Campus News

March 1, 2010

Sustainability is newest Pre-College track

Now in its second year, Emory’s Pre-College Program allows talented rising high school juniors and seniors to experience Emory’s distinctive academic and residential community. This year, the summer program tackles the challenges of living sustainability in the modern world with the Science of Sustainability Institute.

Taught by Daphne Norton from the Department of Chemistry, the Institute offers students the unique opportunity to explore the intersection between problems facing our environment and the solutions science has to offer. A full day program, the Institute includes two daily classes, a lab and extracurricular activities connected to Emory’s sustainability initiative.

“While we will focus on science, we will address the importance of an interdisciplinary approach to solving sustainability programs,” Norton explains. “I want students to recognize the impact science can have in overcoming problems related to energy consumption.
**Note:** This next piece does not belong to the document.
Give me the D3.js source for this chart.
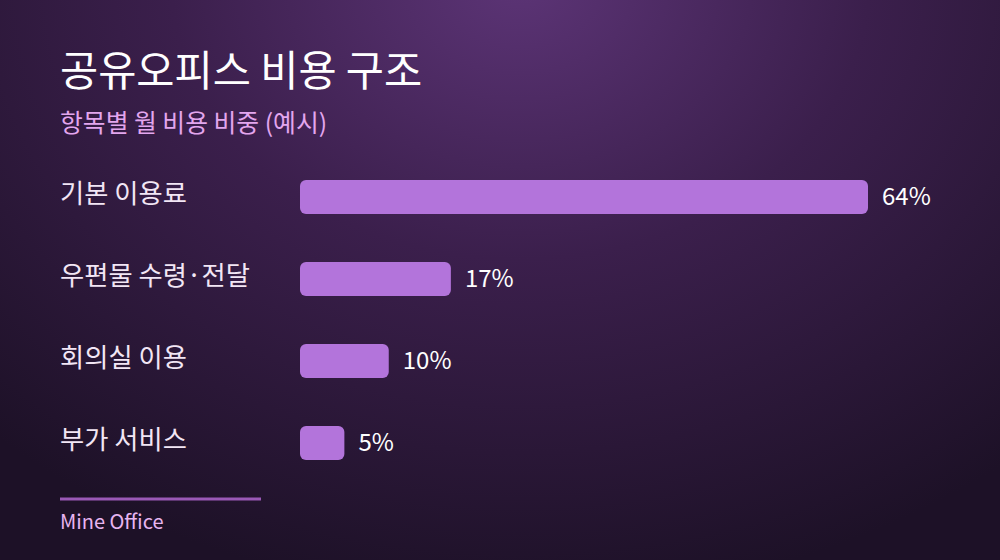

The Institute will take a very hands-on approach, engaging students in exploratory lab exercises that include designing a fuel cell, building and testing a solar cell, synthesizing biodiesel from cooking oil and using electrolysis to prepare nickel nanowires.”

In addition, the Institute will highlight some of Emory’s unique sustainable programs – including LEED buildings, biodiesel shuttles and the educational food gardens.

“The Science of Sustainability Institute is an initiative that showcases two of Emory’s real strengths: its commitment to ethically responsible living and its excellence in the sciences,” says Philip Wainwright, associate dean of international and summer programs. “This is an exciting opportunity for students to see cutting-edge environmental practices and to learn the science that lies behind those practices.”

The Pre-College Program offers six-week credit courses in disciplines including biology, economics, mathematics, film studies, languages, theater studies, social sciences and visual arts. Two-week non-credit courses span similar subject areas and include classes taught by Emory faculty Jennifer Romig, “Lawyer as Advocate and Advisor”; Scott Stewart, “Spectacular Soundtracks: Music in Movies”; Marshall Duke, “Psychology of Creativity”; Eugene Gangarosa, “Public Health Career Opportunities and Practices” and Peter Wakefield on “Ethics and Bioethics.”

“This program provides high school students with an excellent opportunity to experience college life and to get a sense of what Emory has to offer,” Wainwright adds. “We have been very fortunate that some of our top teaching faculty offer courses in the program and we feel that the program really does represent the best of Emory.”

Courses run from May 8 to Aug. 6. Children of Emory staff members may be eligible for the courtesy scholarship for credit courses. The application deadline is May 1.